Commentary on Heb 10:1-10

In a final reflection Hebrews continues by pointing out the inadequacy of the Law to take away people’s sins.

The old dispensation was only a shadow of and a prefiguration for what was to come.  It could not, through sacrifices repeated year after year on the Day of Atonement, bring about the lasting  reconciliation of God with his people.

Otherwise, if the people really had no consciousness of being any longer in sin, why would they have come year after year to make the sacrificial offering?  On the contrary, the repetition of the same sacrifice was only a confirmation of an ongoing sense of guilt for their sinfulness.  The simple fact of the matter is that the blood of bulls and goats is quite incapable of taking away sin, of bringing out about a lasting reconciliation with God.
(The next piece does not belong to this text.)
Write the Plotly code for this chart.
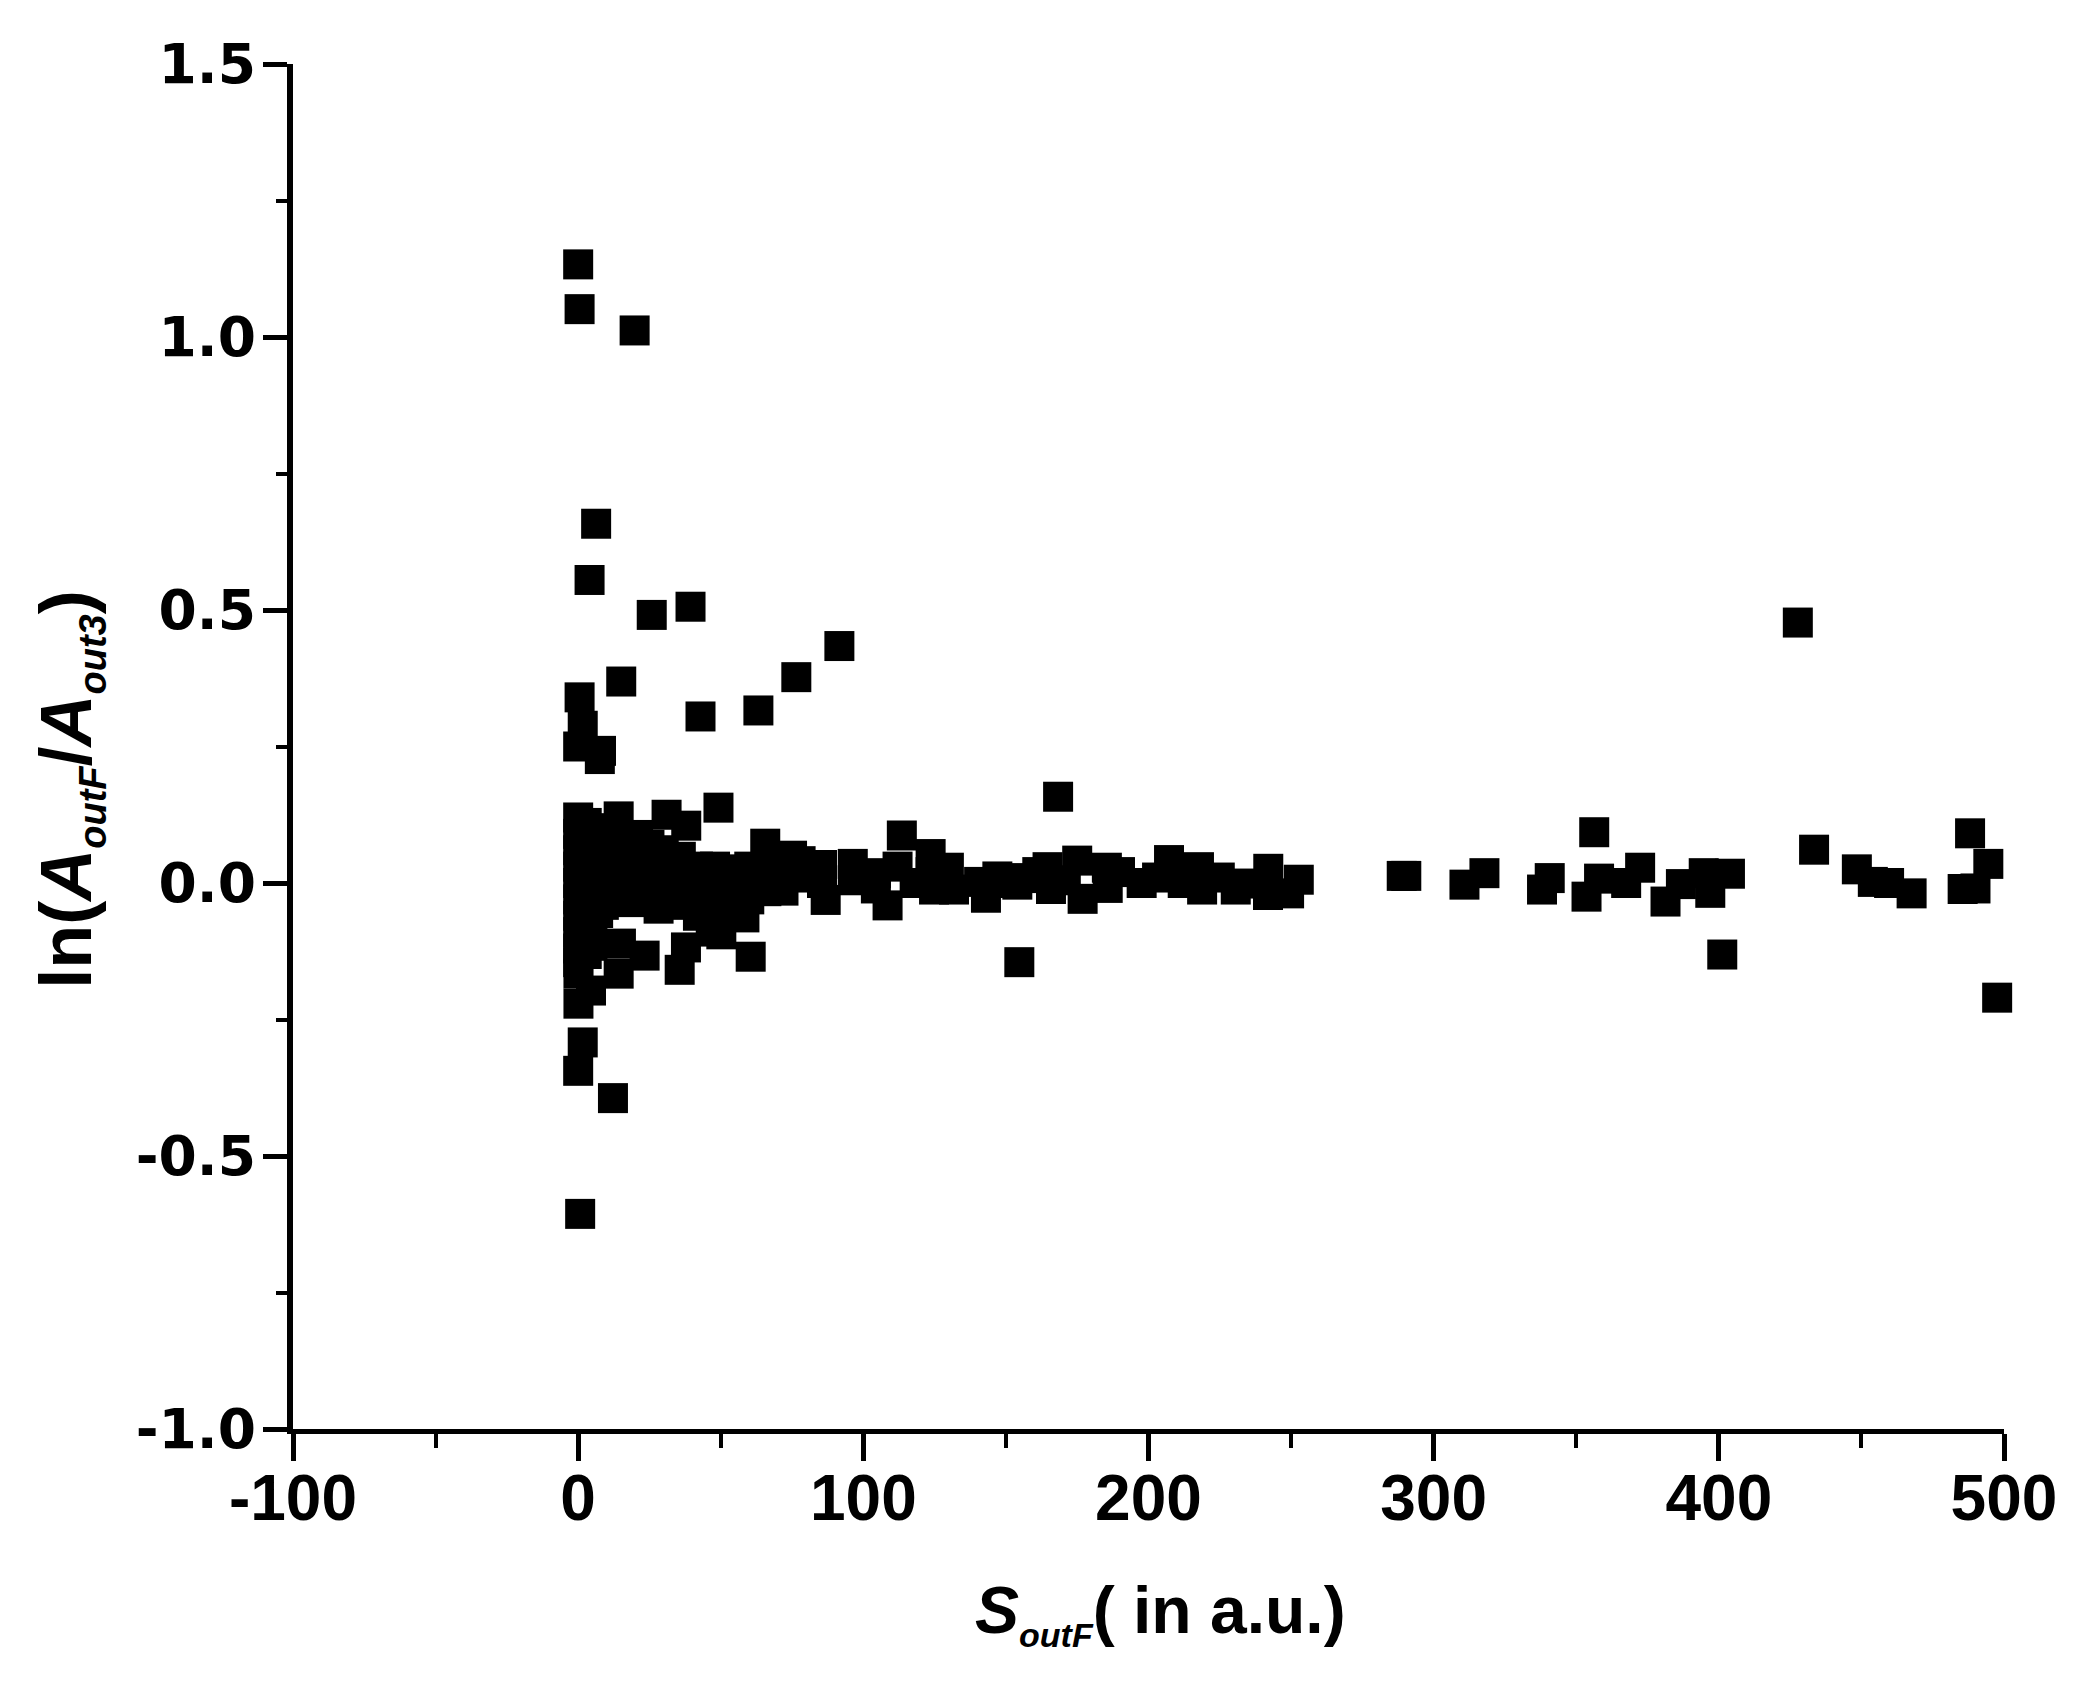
import plotly.graph_objects as go

# ---- data ----
x_outliers = [0.0, 0.5, 19.8, 6.3, 4.0, 25.8, 39.4, 91.6, 76.5, 15.1, 63.2, 42.9,
              0.5, 1.6, 0.0, 8.0, 7.6, 427.7, 168.3, 49.2, 31.0, 14.2, 37.9, 113.5,
              356.3, 488.1, 433.4, 65.6,
              0.7, 12.2, 0.0, 1.6, 0.1, 4.5, 0.1, 14.2, 15.0, 23.3, 35.6, 37.8,
              46.5, 50.2, 58.3, 60.5, 154.7, 401.2, 497.6]
y_outliers = [1.133, 1.051, 1.012, 0.658, 0.555, 0.491, 0.506, 0.434, 0.377, 0.369, 0.316, 0.305,
              0.340, 0.288, 0.250, 0.242, 0.227, 0.477, 0.158, 0.138, 0.125, 0.122, 0.105, 0.087,
              0.093, 0.091, 0.061, 0.072,
              -0.606, -0.394, -0.344, -0.292, -0.221, -0.197, -0.166, -0.166, -0.111, -0.133, -0.159, -0.118,
              -0.089, -0.094, -0.063, -0.135, -0.145, -0.131, -0.210]

x_core = [0, 0, 0, 0, 0, 0, 0, 0, 0, 0,
          1.5, 1.5, 1.5, 1.5, 1.5, 1.5, 1.5, 1.5,
          3, 3, 3, 3, 3, 3, 3, 3, 3,
          5, 5, 5, 5, 5, 5, 5, 5,
          7, 7, 7, 7, 7, 7, 7,
          9, 9, 9, 9, 9, 9,
          12, 12, 12, 12, 12,
          18, 18, 18, 18, 18,
          21, 24, 24, 24, 25, 28.2,
          30, 30, 30, 30,
          36, 36, 36, 36,
          42, 42, 42, 42,
          48, 48, 48, 48,
          54, 54, 54,
          60, 60, 60,
          66, 66, 66,
          72, 72, 75, 78, 78]
y_core = [0.120, 0.090, 0.060, 0.030, 0.000, -0.030, -0.060, -0.090, -0.120, -0.145,
          0.105, 0.075, 0.045, 0.015, -0.015, -0.045, -0.075, -0.105,
          0.110, 0.080, 0.050, 0.020, -0.010, -0.040, -0.070, -0.100, -0.130,
          0.100, 0.065, 0.035, 0.005, -0.025, -0.055, -0.085, -0.115,
          0.090, 0.060, 0.030, 0.000, -0.030, -0.055, -0.040,
          0.100, 0.070, 0.040, 0.010, -0.020, -0.040,
          0.090, 0.060, 0.030, 0.000, -0.030,
          0.080, 0.050, 0.020, -0.010, -0.035,
          0.088, 0.040, 0.010, -0.020, 0.070, -0.047,
          0.060, 0.030, 0.000, -0.030,
          0.048, 0.020, -0.010, -0.040,
          0.030, 0.000, -0.030, -0.060,
          0.030, 0.000, -0.030, -0.055,
          0.025, -0.005, -0.035,
          0.030, 0.000, -0.030,
          0.040, 0.010, -0.015,
          0.020, -0.014, 0.050, 0.040, 0.010]

x_band = [85.5, 85.5, 86.8, 96.3, 96.3, 104.4, 104.4, 108.5, 112.0, 118.0,
          123.6, 123.6, 124.8, 130.0, 131.8, 140.6, 143.0, 147.0,
          150.0, 154.0, 155.5, 161.0, 164.6, 165.8, 171.0, 175.0, 176.9, 185.4, 185.7,
          190.0, 197.6, 203.0, 207.2, 212.0, 217.7, 218.8, 225.0, 230.6, 234.7,
          241.9, 242.0, 249.3, 252.7]
y_band = [0.033, 0.000, -0.031, 0.035, 0.005, 0.018, -0.010, -0.041, 0.030, 0.000,
          0.053, 0.020, -0.012, 0.028, -0.012, 0.002, -0.027, 0.012,
          0.000, -0.003, 0.009, 0.020, 0.029, -0.011, 0.005, 0.041, -0.029, 0.028, -0.009,
          0.020, 0.000, 0.010, 0.042, 0.000, 0.029, -0.012, 0.010, -0.012, -0.001,
          -0.022, 0.026, -0.019, 0.006]

x_right = [288.8, 290.4, 310.8, 317.8, 338.0, 340.7, 353.6, 358.0, 367.5, 372.4,
           381.3, 386.7, 394.7, 397.0, 403.9, 448.4, 454.0, 459.7, 467.6,
           485.5, 490.0, 494.5]
y_right = [0.013, 0.013, -0.003, 0.018, -0.012, 0.009, -0.025, 0.008, 0.000, 0.028,
           -0.034, -0.002, 0.018, -0.018, 0.017, 0.025, 0.002, 0.000, -0.019,
           -0.011, -0.010, 0.035]

x_tickvals = [-100, 0, 100, 200, 300, 400, 500]
x_ticktext = ["-100", "0", "100", "200", "300", "400", "500"]
y_tickvals = [-1.0, -0.5, 0.0, 0.5, 1.0, 1.5]
y_ticktext = ["-1.0", "-0.5", "0.0", "0.5", "1.0", "1.5"]

xs = x_outliers + x_core + x_band + x_right
ys = y_outliers + y_core + y_band + y_right

FONT = "Liberation Sans, Arial, sans-serif"
XFONT = "Liberation Sans Narrow, Arial Narrow, Liberation Sans, Arial, sans-serif"
YFONT = "DejaVu Sans, Liberation Sans, sans-serif"

fig = go.Figure()
fig.add_trace(go.Scatter(
    x=xs, y=ys, mode="markers",
    marker=dict(symbol="square", size=30, color="black", line=dict(width=0)),
    cliponaxis=False, showlegend=False,
))

fig.update_layout(
    width=2090, height=1703,
    margin=dict(l=285, r=94, t=56, b=282),
    paper_bgcolor="white", plot_bgcolor="white",
    font=dict(family=FONT, color="black"),
    xaxis=dict(
        range=[-100, 500], showgrid=False, zeroline=False,
        showline=True, linewidth=5, linecolor="black",
        ticks="outside", ticklen=27, tickwidth=5, tickcolor="black",
        tickvals=x_tickvals, ticktext=x_ticktext,
        tickfont=dict(family=XFONT, size=64, weight="bold"),
        ticklabelstandoff=-18,
        minor=dict(ticks="outside", ticklen=14, tickwidth=4, tickcolor="black", dtick=50, tick0=-100, showgrid=False),
    ),
    yaxis=dict(
        range=[-1.0, 1.5], showgrid=False, zeroline=False,
        showline=True, linewidth=6, linecolor="black",
        ticks="outside", ticklen=24, tickwidth=5, tickcolor="black",
        tickvals=y_tickvals, ticktext=y_ticktext,
        tickfont=dict(family=YFONT, size=55, weight="bold"),
        ticklabelstandoff=-4,
        minor=dict(ticks="outside", ticklen=11, tickwidth=4, tickcolor="black", dtick=0.25, tick0=-1.0, showgrid=False),
    ),
)

SUB = '<sub><span style="font-size:{}px"><i>{}</i></span></sub>'

fig.add_annotation(
    xref="paper", yref="paper", x=-0.130, y=0.468,
    text="ln(<i>A</i>" + SUB.format(38, "outF") + "/<i>A</i>" + SUB.format(38, "out3") + ")",
    textangle=-90, showarrow=False, xanchor="center", yanchor="middle",
    font=dict(family=FONT, size=72, weight="bold", color="black"),
)
fig.add_annotation(
    xref="paper", yref="paper", x=0.507, y=-0.135,
    text="<i>S</i>" + SUB.format(34, "outF") + "( in a.u.)",
    showarrow=False, xanchor="center", yanchor="middle",
    font=dict(family=FONT, size=66, weight="bold", color="black"),
)

fig.write_html("out.html")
The author then quotes words from Psalm 40:7-9a as a foretelling of what was really needed to bring about this reconciliation.  He puts the words of the psalmist on the lips of Christ himself at his incarnation, when he “came into the world”.  The author follows the Septuagint (Greek text) which is somewhat different from the original Hebrew but is more suited to his argument.

It is not sacrifices and other offerings that the Father wants.  Instead he has provided his Son with a body, a body that will be offered in sacrifice for all of us.  The Father takes no pleasure in “sacrifices and offerings and burnt offerings and sin offerings”.   These four things, mentioned in Ps  40, are probably indicating the four principal types of Old Testament sacrifices: peace offerings; cereal offerings; burnt offerings or holocausts; and sin offerings (including guilt offerings mentioned in Lev 5:14-26).

Jesus acknowledged that the Old Testament sacrifices did not remit the sins of the people and so, perceiving the will of God, offered his own body for this purpose.  Jesus then, through the Psalmist, says, “See, God, I have come to do your will.”  The highest form of sacrifice is our total union with the will of God.

The former dispensation is now abolished and the offering of Jesus takes its place in a new dispensation.  So now, it is by God’s will carried out by Jesus in his death that we become “sanctified through the offering of the body of Jesus Christ once for all”.  It was the total surrender of the Son to the Father that effectively and forever interceded for the removal of our sin.

Each one of us has to mirror that surrender in our own lives, making the will of God our own, and then we will experience the total liberation that God wants for us as we become united as one with him.